WHAT YOU ARE ASKED TO DO -> Transcribe the records below from the first line to the line that includes "day = '2020-08-15'", inclusive, and omit the pictures.

»»

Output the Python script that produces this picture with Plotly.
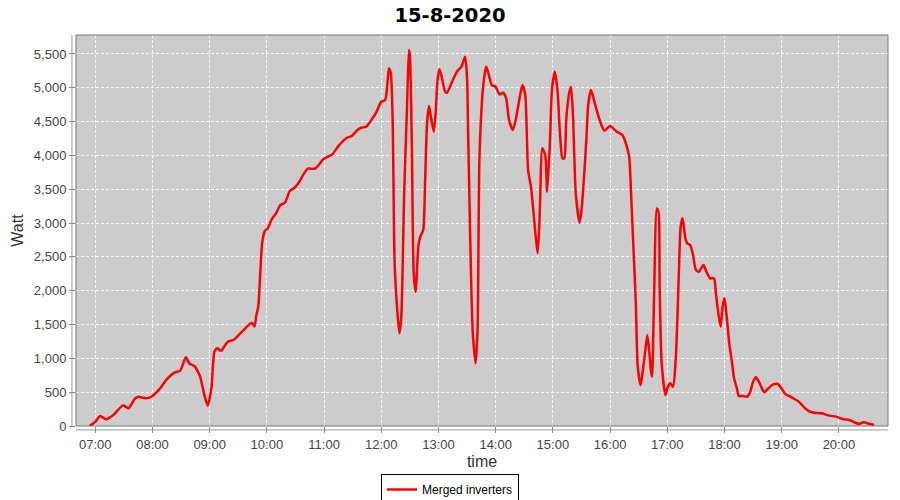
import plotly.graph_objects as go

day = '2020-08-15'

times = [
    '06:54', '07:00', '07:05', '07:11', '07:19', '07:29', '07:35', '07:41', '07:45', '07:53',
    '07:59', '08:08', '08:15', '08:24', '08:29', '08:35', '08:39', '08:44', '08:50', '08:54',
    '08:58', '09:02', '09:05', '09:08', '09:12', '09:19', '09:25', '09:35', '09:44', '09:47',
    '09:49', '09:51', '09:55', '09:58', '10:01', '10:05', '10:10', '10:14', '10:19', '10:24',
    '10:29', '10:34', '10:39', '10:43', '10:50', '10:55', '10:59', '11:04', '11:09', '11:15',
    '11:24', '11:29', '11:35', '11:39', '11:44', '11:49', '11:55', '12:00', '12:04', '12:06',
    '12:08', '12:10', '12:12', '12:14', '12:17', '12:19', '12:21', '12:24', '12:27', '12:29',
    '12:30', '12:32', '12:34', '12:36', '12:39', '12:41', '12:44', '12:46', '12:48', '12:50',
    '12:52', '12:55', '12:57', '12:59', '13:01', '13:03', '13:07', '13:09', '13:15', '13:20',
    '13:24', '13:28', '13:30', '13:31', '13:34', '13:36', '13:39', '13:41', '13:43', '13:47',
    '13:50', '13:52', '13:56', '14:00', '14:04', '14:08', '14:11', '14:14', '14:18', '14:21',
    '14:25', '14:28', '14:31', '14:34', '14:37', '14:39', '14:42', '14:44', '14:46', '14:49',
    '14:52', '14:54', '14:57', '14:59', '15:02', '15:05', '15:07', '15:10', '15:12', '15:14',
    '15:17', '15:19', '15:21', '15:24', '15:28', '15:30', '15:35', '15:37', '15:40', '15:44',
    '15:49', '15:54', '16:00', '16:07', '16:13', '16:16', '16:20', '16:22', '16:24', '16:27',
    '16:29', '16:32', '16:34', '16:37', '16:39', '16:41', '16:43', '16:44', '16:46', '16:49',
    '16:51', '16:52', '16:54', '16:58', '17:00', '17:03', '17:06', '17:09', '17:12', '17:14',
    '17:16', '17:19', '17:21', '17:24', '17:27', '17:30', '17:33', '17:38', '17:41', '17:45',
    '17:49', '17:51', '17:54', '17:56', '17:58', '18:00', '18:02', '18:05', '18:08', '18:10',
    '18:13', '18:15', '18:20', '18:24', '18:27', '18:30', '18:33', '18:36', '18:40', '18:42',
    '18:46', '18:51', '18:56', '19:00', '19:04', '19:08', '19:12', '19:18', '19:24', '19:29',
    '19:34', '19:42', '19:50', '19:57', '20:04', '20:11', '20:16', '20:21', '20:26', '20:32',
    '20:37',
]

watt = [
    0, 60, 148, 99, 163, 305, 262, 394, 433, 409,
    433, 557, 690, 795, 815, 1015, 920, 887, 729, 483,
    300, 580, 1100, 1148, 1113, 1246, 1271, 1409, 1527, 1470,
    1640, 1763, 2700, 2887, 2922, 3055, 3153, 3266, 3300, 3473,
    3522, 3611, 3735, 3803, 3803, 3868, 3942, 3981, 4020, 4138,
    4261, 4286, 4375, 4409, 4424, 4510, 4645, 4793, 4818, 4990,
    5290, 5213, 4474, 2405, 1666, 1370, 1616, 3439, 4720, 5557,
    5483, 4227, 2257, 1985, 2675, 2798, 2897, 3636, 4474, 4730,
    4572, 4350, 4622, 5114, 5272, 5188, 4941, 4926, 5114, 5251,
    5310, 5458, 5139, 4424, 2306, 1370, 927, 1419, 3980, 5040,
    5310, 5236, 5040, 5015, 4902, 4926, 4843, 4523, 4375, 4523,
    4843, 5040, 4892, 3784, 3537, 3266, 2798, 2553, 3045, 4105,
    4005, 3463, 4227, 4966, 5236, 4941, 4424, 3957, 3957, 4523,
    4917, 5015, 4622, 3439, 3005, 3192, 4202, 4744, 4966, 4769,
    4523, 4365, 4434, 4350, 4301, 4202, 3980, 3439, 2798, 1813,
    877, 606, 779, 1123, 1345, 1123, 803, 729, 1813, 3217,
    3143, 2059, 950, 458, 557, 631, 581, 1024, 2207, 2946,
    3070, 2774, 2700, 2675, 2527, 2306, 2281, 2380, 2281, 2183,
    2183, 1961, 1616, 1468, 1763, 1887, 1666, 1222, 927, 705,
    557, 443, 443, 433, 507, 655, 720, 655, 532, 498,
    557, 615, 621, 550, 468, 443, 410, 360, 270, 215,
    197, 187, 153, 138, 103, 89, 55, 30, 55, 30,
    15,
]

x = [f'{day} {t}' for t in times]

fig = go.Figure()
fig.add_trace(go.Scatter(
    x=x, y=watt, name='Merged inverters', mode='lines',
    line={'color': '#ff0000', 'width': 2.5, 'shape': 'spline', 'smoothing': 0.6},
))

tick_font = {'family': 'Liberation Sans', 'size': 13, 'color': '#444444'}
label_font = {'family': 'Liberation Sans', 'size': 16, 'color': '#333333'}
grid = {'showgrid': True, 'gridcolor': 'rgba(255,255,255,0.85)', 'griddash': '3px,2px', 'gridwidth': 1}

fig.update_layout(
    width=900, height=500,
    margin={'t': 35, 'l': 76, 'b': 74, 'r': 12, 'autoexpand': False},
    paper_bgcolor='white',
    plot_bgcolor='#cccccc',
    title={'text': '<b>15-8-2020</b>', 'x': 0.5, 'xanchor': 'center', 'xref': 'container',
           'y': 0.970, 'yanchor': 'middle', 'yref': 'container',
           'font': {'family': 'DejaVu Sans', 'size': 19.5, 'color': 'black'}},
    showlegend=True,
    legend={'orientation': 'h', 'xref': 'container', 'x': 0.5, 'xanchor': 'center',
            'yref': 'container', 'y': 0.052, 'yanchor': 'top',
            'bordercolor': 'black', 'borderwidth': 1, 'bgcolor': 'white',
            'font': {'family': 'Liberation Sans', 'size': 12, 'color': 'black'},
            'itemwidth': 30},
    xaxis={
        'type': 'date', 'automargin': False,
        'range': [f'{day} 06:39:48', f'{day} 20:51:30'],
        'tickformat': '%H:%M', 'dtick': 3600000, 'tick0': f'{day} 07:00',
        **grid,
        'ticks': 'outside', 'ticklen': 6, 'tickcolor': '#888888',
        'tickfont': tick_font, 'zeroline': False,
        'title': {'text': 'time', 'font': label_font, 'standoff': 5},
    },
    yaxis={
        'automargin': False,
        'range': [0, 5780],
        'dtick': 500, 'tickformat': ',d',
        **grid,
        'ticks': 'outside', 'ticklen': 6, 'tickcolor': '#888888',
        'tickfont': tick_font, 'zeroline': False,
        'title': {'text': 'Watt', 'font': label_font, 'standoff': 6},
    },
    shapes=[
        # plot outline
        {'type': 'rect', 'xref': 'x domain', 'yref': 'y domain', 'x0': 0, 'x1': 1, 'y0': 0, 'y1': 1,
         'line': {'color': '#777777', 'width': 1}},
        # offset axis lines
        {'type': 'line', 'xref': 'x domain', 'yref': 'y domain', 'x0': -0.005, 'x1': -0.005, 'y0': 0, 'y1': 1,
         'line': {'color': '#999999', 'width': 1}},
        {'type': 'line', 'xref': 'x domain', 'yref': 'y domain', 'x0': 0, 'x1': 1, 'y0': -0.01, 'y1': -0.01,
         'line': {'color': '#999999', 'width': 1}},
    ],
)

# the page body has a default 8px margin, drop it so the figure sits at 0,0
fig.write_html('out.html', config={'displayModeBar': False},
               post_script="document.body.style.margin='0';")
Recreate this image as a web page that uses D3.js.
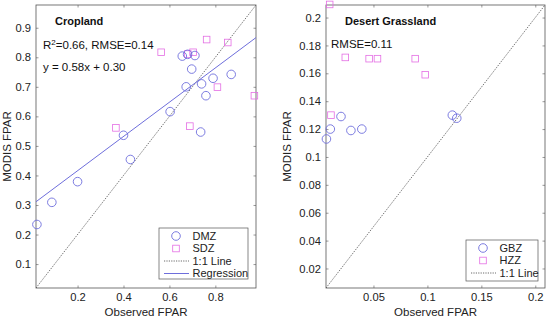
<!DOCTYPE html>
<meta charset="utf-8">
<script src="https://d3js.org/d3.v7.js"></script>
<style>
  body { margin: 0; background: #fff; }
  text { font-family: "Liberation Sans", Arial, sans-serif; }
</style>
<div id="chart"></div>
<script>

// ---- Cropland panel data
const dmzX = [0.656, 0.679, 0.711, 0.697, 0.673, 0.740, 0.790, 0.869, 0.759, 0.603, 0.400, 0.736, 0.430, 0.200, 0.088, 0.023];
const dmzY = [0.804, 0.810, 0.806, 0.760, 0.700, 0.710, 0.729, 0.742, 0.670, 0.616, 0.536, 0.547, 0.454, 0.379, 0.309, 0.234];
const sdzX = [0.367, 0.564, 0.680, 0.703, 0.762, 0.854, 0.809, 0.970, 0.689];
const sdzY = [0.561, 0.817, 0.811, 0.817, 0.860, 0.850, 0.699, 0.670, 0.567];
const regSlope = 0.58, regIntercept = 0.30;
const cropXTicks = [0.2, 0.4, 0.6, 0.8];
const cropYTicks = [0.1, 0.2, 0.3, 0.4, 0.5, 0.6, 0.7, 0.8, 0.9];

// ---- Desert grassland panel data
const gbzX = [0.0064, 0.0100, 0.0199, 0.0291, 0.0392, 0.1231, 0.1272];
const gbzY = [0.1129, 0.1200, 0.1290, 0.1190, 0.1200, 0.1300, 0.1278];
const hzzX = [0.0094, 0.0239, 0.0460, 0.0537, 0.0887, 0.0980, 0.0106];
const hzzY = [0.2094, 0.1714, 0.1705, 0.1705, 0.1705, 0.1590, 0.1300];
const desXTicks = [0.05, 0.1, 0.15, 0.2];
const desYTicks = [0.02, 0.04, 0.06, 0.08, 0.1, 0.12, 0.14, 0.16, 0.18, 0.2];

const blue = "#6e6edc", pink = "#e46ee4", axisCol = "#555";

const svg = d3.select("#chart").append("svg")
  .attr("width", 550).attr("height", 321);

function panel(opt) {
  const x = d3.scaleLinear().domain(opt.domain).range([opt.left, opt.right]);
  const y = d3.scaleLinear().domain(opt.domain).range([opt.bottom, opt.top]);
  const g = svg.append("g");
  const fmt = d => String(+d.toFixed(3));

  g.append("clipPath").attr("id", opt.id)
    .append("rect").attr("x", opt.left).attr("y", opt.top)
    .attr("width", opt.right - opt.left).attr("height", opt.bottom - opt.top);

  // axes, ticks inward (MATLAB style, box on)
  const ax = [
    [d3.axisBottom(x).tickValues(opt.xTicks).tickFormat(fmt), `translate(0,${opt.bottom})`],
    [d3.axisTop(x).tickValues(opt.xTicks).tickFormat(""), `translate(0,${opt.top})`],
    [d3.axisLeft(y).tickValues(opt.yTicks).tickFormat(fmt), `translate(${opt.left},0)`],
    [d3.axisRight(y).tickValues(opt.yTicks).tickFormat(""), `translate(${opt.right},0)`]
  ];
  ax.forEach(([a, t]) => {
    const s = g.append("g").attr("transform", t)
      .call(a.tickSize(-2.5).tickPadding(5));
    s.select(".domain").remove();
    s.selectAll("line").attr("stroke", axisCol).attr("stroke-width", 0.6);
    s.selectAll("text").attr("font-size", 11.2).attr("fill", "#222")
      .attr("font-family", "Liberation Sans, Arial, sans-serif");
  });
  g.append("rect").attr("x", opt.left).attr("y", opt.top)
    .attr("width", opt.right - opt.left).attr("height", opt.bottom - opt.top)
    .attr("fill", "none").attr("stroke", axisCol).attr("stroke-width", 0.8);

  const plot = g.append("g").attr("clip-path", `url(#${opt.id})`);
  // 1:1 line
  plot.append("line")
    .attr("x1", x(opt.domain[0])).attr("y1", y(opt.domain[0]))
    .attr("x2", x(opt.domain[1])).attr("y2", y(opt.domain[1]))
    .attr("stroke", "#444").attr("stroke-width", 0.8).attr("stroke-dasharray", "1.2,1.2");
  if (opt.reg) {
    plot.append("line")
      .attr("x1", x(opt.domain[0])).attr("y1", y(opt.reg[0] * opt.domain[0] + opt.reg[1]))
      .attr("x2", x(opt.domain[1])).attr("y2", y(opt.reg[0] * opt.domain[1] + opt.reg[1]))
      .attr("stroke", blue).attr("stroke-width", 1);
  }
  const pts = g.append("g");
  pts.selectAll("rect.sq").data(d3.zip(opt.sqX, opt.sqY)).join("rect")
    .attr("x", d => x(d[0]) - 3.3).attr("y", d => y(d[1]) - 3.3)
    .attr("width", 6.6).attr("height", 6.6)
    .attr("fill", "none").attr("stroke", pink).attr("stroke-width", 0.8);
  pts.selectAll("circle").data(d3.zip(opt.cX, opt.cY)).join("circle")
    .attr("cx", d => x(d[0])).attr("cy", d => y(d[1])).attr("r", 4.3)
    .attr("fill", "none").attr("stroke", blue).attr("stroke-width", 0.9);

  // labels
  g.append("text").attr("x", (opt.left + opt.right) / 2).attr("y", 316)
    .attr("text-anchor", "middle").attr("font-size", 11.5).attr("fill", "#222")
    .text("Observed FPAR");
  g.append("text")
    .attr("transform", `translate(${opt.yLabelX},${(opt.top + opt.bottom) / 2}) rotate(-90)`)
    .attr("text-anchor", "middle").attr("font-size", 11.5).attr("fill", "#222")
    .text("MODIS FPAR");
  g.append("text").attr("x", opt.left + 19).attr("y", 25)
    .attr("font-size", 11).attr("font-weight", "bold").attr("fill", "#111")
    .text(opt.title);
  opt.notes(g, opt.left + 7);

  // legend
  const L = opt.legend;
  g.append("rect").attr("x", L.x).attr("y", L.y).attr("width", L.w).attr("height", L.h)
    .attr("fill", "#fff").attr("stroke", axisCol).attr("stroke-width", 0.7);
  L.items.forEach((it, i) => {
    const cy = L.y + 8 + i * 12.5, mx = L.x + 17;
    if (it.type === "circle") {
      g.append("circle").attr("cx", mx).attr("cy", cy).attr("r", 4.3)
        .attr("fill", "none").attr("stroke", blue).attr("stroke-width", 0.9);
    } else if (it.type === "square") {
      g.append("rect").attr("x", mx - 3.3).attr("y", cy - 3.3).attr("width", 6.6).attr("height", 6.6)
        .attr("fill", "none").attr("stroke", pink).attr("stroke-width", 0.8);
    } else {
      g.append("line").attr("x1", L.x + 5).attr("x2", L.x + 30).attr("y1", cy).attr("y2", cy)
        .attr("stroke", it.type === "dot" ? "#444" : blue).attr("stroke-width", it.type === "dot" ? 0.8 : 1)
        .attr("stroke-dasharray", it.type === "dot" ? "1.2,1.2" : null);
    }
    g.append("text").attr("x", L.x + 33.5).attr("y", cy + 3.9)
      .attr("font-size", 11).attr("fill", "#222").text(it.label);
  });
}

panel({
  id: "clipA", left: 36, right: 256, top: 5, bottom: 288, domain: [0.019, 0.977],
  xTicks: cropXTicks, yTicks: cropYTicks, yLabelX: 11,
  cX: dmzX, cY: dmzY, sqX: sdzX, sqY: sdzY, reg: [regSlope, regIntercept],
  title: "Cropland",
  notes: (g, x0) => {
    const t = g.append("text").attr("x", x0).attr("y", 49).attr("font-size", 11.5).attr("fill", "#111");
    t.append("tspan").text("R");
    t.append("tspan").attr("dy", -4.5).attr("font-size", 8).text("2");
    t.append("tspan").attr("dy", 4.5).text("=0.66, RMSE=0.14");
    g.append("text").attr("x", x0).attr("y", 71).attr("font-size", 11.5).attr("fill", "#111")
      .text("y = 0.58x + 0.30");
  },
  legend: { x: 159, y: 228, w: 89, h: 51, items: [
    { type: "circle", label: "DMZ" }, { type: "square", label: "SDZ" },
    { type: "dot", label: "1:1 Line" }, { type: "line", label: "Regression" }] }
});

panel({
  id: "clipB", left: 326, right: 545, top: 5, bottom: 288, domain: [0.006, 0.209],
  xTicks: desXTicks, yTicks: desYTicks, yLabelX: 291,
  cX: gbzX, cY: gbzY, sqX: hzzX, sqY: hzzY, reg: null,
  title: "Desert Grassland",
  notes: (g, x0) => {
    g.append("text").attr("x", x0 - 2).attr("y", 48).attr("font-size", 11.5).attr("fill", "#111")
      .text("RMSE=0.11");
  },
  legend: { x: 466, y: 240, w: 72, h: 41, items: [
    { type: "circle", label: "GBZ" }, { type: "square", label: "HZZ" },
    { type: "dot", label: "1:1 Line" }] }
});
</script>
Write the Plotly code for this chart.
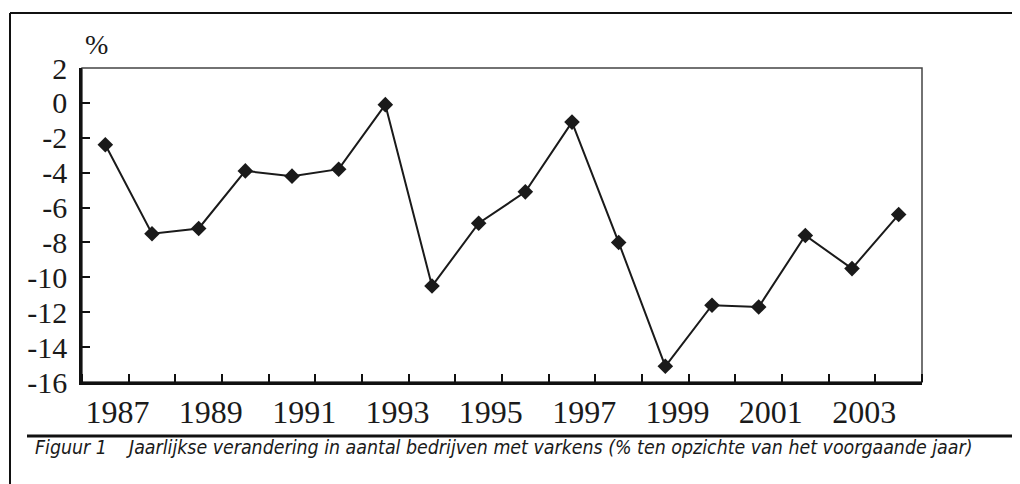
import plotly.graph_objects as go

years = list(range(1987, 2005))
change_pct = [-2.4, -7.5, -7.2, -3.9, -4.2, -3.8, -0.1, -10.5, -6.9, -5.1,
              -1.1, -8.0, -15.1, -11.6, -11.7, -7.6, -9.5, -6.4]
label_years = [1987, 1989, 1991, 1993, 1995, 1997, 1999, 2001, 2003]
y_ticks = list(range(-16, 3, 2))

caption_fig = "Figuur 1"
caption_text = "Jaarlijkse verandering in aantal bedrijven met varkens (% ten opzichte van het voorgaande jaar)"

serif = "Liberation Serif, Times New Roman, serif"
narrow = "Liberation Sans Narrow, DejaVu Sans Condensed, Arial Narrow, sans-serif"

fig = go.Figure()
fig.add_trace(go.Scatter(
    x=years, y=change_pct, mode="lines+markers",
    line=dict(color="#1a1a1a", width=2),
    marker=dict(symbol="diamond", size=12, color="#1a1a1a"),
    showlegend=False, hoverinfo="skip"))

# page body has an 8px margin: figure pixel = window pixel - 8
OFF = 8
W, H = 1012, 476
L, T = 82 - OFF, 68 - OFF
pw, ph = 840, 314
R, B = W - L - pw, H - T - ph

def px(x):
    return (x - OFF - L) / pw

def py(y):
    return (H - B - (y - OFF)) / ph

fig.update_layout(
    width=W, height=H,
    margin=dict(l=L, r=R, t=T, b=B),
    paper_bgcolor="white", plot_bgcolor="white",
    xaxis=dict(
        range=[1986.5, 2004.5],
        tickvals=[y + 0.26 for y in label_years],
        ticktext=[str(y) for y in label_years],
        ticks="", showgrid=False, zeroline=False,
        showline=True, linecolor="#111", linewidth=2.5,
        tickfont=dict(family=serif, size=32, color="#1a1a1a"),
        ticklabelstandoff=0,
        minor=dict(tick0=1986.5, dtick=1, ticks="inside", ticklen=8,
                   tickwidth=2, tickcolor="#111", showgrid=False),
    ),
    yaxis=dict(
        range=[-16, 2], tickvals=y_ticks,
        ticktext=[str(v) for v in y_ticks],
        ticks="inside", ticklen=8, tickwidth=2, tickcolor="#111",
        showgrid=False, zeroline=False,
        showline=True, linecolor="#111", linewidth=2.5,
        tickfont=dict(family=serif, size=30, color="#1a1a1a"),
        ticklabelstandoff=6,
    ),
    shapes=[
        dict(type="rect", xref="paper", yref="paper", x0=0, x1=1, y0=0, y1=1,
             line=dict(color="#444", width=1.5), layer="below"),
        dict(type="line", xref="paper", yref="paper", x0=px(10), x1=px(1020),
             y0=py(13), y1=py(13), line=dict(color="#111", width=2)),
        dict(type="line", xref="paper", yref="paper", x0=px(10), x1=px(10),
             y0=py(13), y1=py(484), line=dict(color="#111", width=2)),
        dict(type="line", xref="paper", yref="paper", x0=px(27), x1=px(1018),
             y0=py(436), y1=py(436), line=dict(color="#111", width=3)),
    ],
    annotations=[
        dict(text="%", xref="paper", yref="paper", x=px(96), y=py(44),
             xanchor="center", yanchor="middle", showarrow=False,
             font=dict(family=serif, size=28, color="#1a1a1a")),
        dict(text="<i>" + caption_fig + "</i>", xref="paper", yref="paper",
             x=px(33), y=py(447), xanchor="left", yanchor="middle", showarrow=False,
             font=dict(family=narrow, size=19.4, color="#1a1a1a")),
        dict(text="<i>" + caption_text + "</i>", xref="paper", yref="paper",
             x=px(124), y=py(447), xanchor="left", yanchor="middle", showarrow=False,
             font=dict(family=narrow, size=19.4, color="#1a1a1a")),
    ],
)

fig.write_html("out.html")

««

FULL RESPONSE ->
Output the Python script that produces this picture with Plotly.
import plotly.graph_objects as go

day = '2020-08-15'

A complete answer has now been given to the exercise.